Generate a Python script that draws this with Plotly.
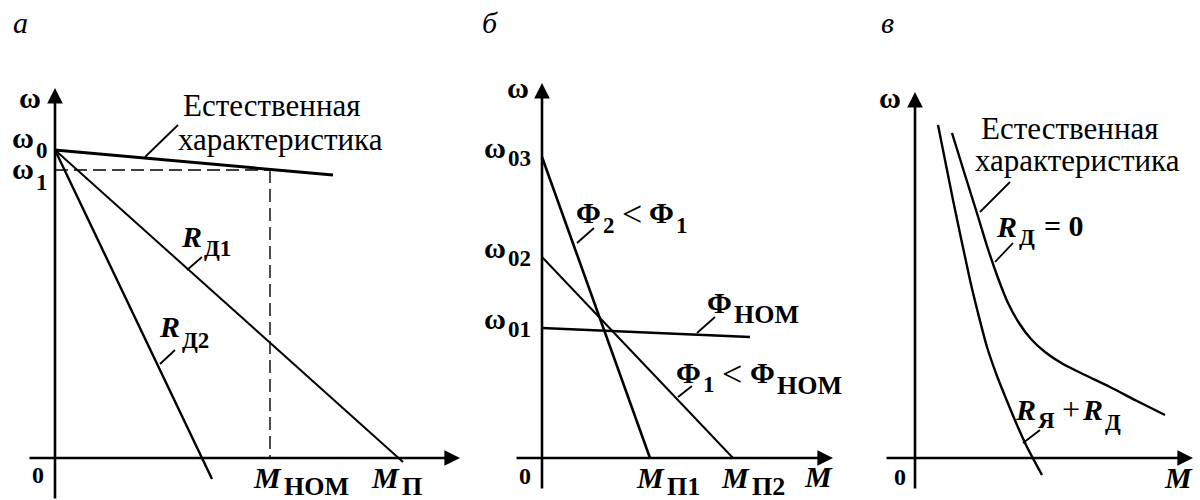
import plotly.graph_objects as go

# ---------------- data (relative units of torque M and speed ω) ----------------
# Panel а: rheostat characteristics
a_omega0 = 308
a_omega1 = 288
a_m_nom = 215
a_m_p = 343
a_nat_M = [0, 278]
a_nat_w = [308, 283]
a_rd1_M = [0, 348]
a_rd1_w = [308, -4]
a_rd2_M = [0, 157]
a_rd2_w = [308, -21]

# Panel б: field weakening
b_omega03 = 301
b_omega02 = 201
b_omega01 = 130
b_m_p1 = 108
b_m_p2 = 191
b_phi2_M = [0, 108]
b_phi2_w = [301, 0]
b_phi1_M = [0, 191]
b_phi1_w = [201, 0]
b_phinom_M = [0, 208]
b_phinom_w = [130, 121]

# Panel в: series excitation motor
v_rsum_M = [23, 38, 55, 63, 72, 82, 92, 102, 112, 127]
v_rsum_w = [333, 258, 178, 145, 111, 82, 57, 33, 11, -17]
v_nat_M = [37, 50, 61, 72, 83, 93, 104, 116, 130, 148, 170, 195, 222, 250]
v_nat_w = [325, 283, 248, 212, 180, 155, 135, 119, 106, 94, 83, 71, 57, 43]

FONT = "Times New Roman, Tinos, serif"
BLACK = "#000000"

fig = go.Figure()

# axis ids per panel
P = {"a": ("x", "y"), "b": ("x2", "y2"), "v": ("x3", "y3")}


def line(panel, xs, ys, width=2.0, dash=None, shape="linear"):
    xr, yr = P[panel]
    fig.add_trace(go.Scatter(
        x=xs, y=ys, mode="lines", xaxis=xr, yaxis=yr,
        line=dict(color=BLACK, width=width, dash=dash, shape=shape, smoothing=0.7),
        hoverinfo="skip", showlegend=False))


def text(panel, x, y, s, size=28, bold=True, italic=False, anchor="center"):
    xr, yr = P[panel]
    if italic:
        s = f"<i>{s}</i>"
    if bold:
        s = f"<b>{s}</b>"
    fig.add_annotation(x=x, y=y, xref=xr, yref=yr, text=s, showarrow=False,
                       xanchor=anchor, yanchor="middle", borderpad=0,
                       font=dict(family=FONT, size=size, color=BLACK))


def symbol(panel, x, y_main, y_sub, main, subs, italic=False,
           size=None, sub_size=None):
    """Main symbol ending at x with its subscript starting at x."""
    text(panel, x, y_main, main, size=size or MAIN, italic=italic, anchor="right")
    text(panel, x, y_sub, subs, size=sub_size or SUB, anchor="left")


def arrow_axis(panel, x0, y0, x1, y1):
    xr, yr = P[panel]
    fig.add_annotation(x=x1, y=y1, ax=x0, ay=y0, xref=xr, yref=yr,
                       axref=xr, ayref=yr, text="", showarrow=True,
                       arrowhead=2, arrowsize=1.2, arrowwidth=2.6,
                       arrowcolor=BLACK, standoff=0)


SUB = 23     # subscript size
MAIN = 30    # main symbol size
SUBW = 26    # word subscripts (НОМ, П)
REL = 36     # relation signs < and +

# ---------------- panel а ----------------
arrow_axis("a", 0, -42, 0, 370)
arrow_axis("a", -27, 0, 405, 0)
line("a", a_nat_M, a_nat_w, width=3)
line("a", a_rd1_M, a_rd1_w, width=2)
line("a", a_rd2_M, a_rd2_w, width=2.4)
line("a", [0, a_m_nom], [a_omega1, a_omega1], width=1.4, dash="13px,6px")
line("a", [a_m_nom, a_m_nom], [a_omega1, 0], width=1.4, dash="13px,6px")
line("a", [90, 123], [301, 333], width=1.8)
line("a", [132, 147], [188, 201], width=1.8)
line("a", [105, 120], [94, 108], width=1.8)

text("a", -35, 436, "а", size=30, bold=False, italic=True)
text("a", -25, 361, "ω", size=MAIN)
symbol("a", -20, a_omega0 + 13, a_omega0, "ω", "0")
symbol("a", -20, a_omega1 + 2, a_omega1 - 12, "ω", "1")
text("a", 217, 353, "Естественная", size=31, bold=False)
text("a", 225, 319, "характеристика", size=31, bold=False)
symbol("a", 148, 222, 210, "R", "Д1", italic=True)
symbol("a", 126, 132, 118, "R", "Д2", italic=True)
text("a", -17, -17, "0", size=24)
symbol("a", a_m_nom + 13, -19, -28, "M", "НОМ", italic=True, sub_size=SUBW)
symbol("a", a_m_p + 3, -19, -28, "M", "П", italic=True, sub_size=SUBW)
text("a", 392, -17, "M", size=MAIN, italic=True)

# ---------------- panel б ----------------
arrow_axis("b", 0, -32, 0, 375)
arrow_axis("b", -27, 0, 291, 0)
line("b", b_phi2_M, b_phi2_w, width=2.6)
line("b", b_phi1_M, b_phi1_w, width=2)
line("b", b_phinom_M, b_phinom_w, width=2.6)
line("b", [35, 52], [215, 230], width=1.8)
line("b", [155, 173], [125, 141], width=1.8)
line("b", [136, 150], [61, 72], width=1.8)

text("b", -52, 436, "б", size=30, bold=False, italic=True)
text("b", -24, 371, "ω", size=MAIN)
for val, s in [(b_omega03, "03"), (b_omega02, "02"), (b_omega01, "01")]:
    symbol("b", -35, val + 10, val - 1, "ω", s)
# Φ2 < Φ1
symbol("b", 60, 246, 233, "Φ", "2")
text("b", 90, 244, "&lt;", size=REL, bold=False)
symbol("b", 133, 246, 233, "Φ", "1")
# Φном
symbol("b", 191, 156, 144, "Φ", "НОМ", sub_size=SUBW)
# Φ1 < Φном
symbol("b", 160, 86, 74, "Φ", "1")
text("b", 190, 84, "&lt;", size=REL, bold=False)
symbol("b", 234, 86, 73, "Φ", "НОМ", sub_size=SUBW)
text("b", -17, -18, "0", size=24)
symbol("b", b_m_p1 + 16, -19, -28, "M", "П1", italic=True, sub_size=SUBW)
symbol("b", b_m_p2 + 18, -19, -28, "M", "П2", italic=True, sub_size=SUBW)
text("b", 276, -18, "M", size=MAIN, italic=True)

# ---------------- panel в ----------------
arrow_axis("v", 0, -32, 0, 366)
arrow_axis("v", -30, 0, 278, 0)
line("v", v_rsum_M, v_rsum_w, width=2.4, shape="spline")
line("v", v_nat_M, v_nat_w, width=2.4, shape="spline")
line("v", [65, 95], [246, 276], width=1.8)
line("v", [80, 98], [196, 215], width=1.8)
line("v", [108, 125], [15, 28], width=1.8)

text("v", -28, 436, "в", size=30, bold=False, italic=True)
text("v", -25, 361, "ω", size=MAIN)
text("v", 155, 330, "Естественная", size=31, bold=False)
text("v", 162, 298, "характеристика", size=31, bold=False)
# Rд = 0
symbol("v", 103, 232, 221, "R", "Д", italic=True)
text("v", 128, 233, "= 0", size=MAIN, anchor="left")
# Rя + Rд
symbol("v", 122, 49, 38, "R", "Я", italic=True)
text("v", 156, 49, "+", size=REL - 4, bold=False)
symbol("v", 189, 49, 36, "R", "Д", italic=True)
text("v", -15, -19, "0", size=24)
text("v", 263, -19, "M", size=MAIN, italic=True)

# ---------------- layout: 1 data unit = 1 px ----------------
W, H = 1200, 500


def xa(px0, px1, origin):
    return dict(domain=[px0 / W, px1 / W], range=[px0 - origin, px1 - origin],
                visible=False, fixedrange=True)


def ya(origin_y, anchor):
    return dict(domain=[0, 1], range=[origin_y - H, origin_y], visible=False,
                fixedrange=True, anchor=anchor)


fig.update_layout(
    width=W, height=H, autosize=False,
    margin=dict(l=0, r=0, t=0, b=0),
    paper_bgcolor="white", plot_bgcolor="rgba(0,0,0,0)",
    showlegend=False,
    xaxis=dict(xa(0, 420, 55), anchor="y"),
    yaxis=ya(458, "x"),
    xaxis2=dict(xa(440, 860, 542), anchor="y2"),
    yaxis2=ya(458, "x2"),
    xaxis3=dict(xa(860, 1200, 915), anchor="y3"),
    yaxis3=ya(458, "x3"),
)

fig.write_html("out.html")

▬▬▬▬▬▬

— GIVEN INSTRUCTION —
Without the pictures, return the listing above from its first line through the line that has "import plotly.graph_objects as go".

— WRITTEN RESPONSE —
Generate a Python script that draws this with Plotly.
import plotly.graph_objects as go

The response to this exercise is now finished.